[Exercise directions]
Copy exactly the lines from the start of the material through the line with "(451,9) rectangle (800,413);". Pictures stay out of the copy.

[Information provided]
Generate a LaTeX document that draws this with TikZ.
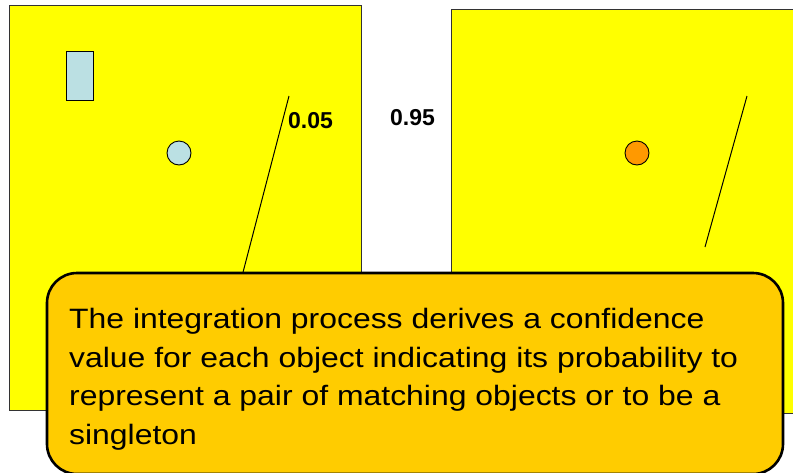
\documentclass[tikz,border=0pt]{standalone}
\usepackage{fontspec}
\setmainfont{Liberation Sans}
\newfontfamily\notefont[FakeStretch=1.14]{Liberation Sans}

\begin{document}
\begin{tikzpicture}[x=1pt, y=-1pt]
    % Define colours
    \definecolor{sceneColour}{HTML}{FFFF00}
    \definecolor{frameColour}{HTML}{333333}
    \definecolor{blueColour}{HTML}{BBE0E3}
    \definecolor{orangeColour}{HTML}{FF9900}
    \definecolor{noteColour}{HTML}{FFCC00}

    \tikzset{
        scene/.style={fill=sceneColour, draw=frameColour, line width=1pt},
        obj/.style={draw=black, line width=0.9pt, inner sep=0pt},
        prob/.style={font=\fontsize{23}{28}\selectfont\bfseries, inner sep=0pt, anchor=base west},
        edge/.style={line width=1pt}
    }

    \useasboundingbox (0,0) rectangle (793,472);

    % Draw the two scenes
    \draw[scene] (9,5) rectangle (361,410);
    \draw[scene] (451,9) rectangle (800,413);

    % Objects in the first scene
    \node[obj, rectangle, fill=blueColour, minimum width=27pt, minimum height=49pt] (rectA) at (79.5,75.5) {};
    \node[obj, circle, fill=blueColour, minimum size=24pt] (dotA) at (179,153) {};

    % Object in the second scene
    \node[obj, circle, fill=orangeColour, minimum size=24pt] (dotB) at (637,153) {};

    % Draw the separating lines
    \coordinate (lineAtop) at (289,96);
    \coordinate (lineAbot) at (241,280);
    \coordinate (lineBtop) at (747,96);
    \coordinate (lineBbot) at (705,247);
    \draw[edge] (lineAtop) -- (lineAbot);
    \draw[edge] (lineBtop) -- (lineBbot);

    % Probabilities
    \node[prob] (probA) at (288,128) {0.05};
    \node[prob] (probB) at (390,125) {0.95};

    % Draw the note
    \draw[fill=noteColour, draw=black, line width=2.6pt, rounded corners=30pt] (47,273) rectangle (783,474);
    \node[anchor=base west, align=left, inner sep=0pt, font=\notefont\fontsize{28}{38.5}\selectfont] (note) at (69,444)
        {The integration process derives a confidence\\
         value for each object indicating its probability to\\
         represent a pair of matching objects or to be a\\
         singleton};

\end{tikzpicture}
\end{document}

[Answer to the task]
Generate a LaTeX document that draws this with TikZ.
\documentclass[tikz,border=0pt]{standalone}
\usepackage{fontspec}
\setmainfont{Liberation Sans}
\newfontfamily\notefont[FakeStretch=1.14]{Liberation Sans}

\begin{document}
\begin{tikzpicture}[x=1pt, y=-1pt]
    % Define colours
    \definecolor{sceneColour}{HTML}{FFFF00}
    \definecolor{frameColour}{HTML}{333333}
    \definecolor{blueColour}{HTML}{BBE0E3}
    \definecolor{orangeColour}{HTML}{FF9900}
    \definecolor{noteColour}{HTML}{FFCC00}

    \tikzset{
        scene/.style={fill=sceneColour, draw=frameColour, line width=1pt},
        obj/.style={draw=black, line width=0.9pt, inner sep=0pt},
        prob/.style={font=\fontsize{23}{28}\selectfont\bfseries, inner sep=0pt, anchor=base west},
        edge/.style={line width=1pt}
    }

    \useasboundingbox (0,0) rectangle (793,472);

    % Draw the two scenes
    \draw[scene] (9,5) rectangle (361,410);
    \draw[scene] (451,9) rectangle (800,413);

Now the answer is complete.